Report: Heat question potential trade target Dwight Howard’s character and fit
Where does Miami stand?
A Howard-to-Miami deal is complicated for several reasons:
1. The Rockets are just below their hard cap, so they can’t add salary. The Heat are in line to become the first team to pay the repeater-rate luxury tax, so they’re probably extremely averse to adding salary.
2. Howard makes $22,359,364, and a potential centerpiece in return from Miami – Hassan Whiteside – makes $981,348. That’s a significant difference to make up, because league rules require salaries in a trade to match within a certain percentage.

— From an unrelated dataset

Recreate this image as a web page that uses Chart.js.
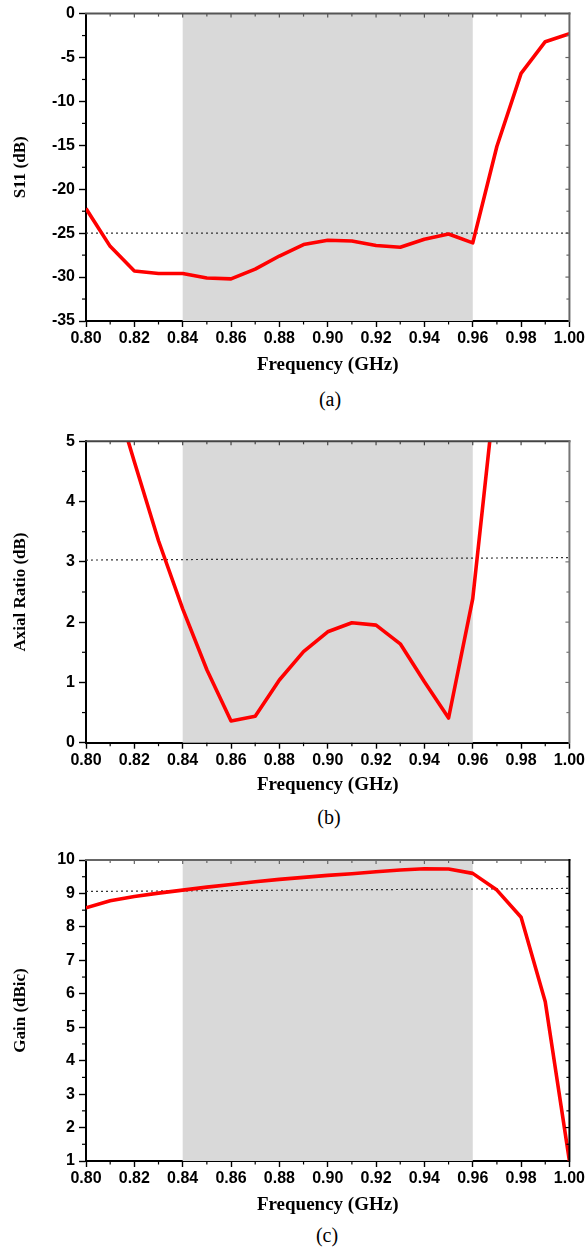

3. Whiteside will be an unrestricted free agent this summer, and Houston wouldn’t get his full Bird Rights. The Rockets couldn’t realistically exceed the cap to re-sign him or offer him a fifth year at all. They could offer just a few more million dollars over four years than other teams. All teams would be in that position with Whiteside, so why trade for him when it’d be nearly as easy just to sign him in the offseason?
4. Howard will be an unrestricted free agent this summer. This one is a bit easier to solve, as I’d be surprised if the Heat would deal for him without an assurance he’d re-sign at an agreed-upon price.
5. Chris Bosh’s blood-clotting issues could alter Miami’s win-now approach, though it’s unclear how much the Heat know yet about Bosh’s condition.
And if that weren’t all enough, apparently Miami isn’t sold on Howard’s character and fit.
That could just be a negotiating ploy with the Rockets and even Howard on his next contract, though Howard has given reason to question his maturity. It’s just another reason to doubt this deal happens, though there are also reasons to believe it could happen – including Whiteside facing those same questions.
A smaller deal for someone like Foye could make more sense for the Heat. However, if they valued the combo guard’s ability to run point with Tyler Johnson injured, they just traded for point guard Brian Roberts. Plus, tax concerns still apply.
It makes sense for Miami to think big with Howard and think small with players like Foye. But in the end, the most prudent move might be shedding more salary by dealing Josh McRoberts and/or Udonis Haslem.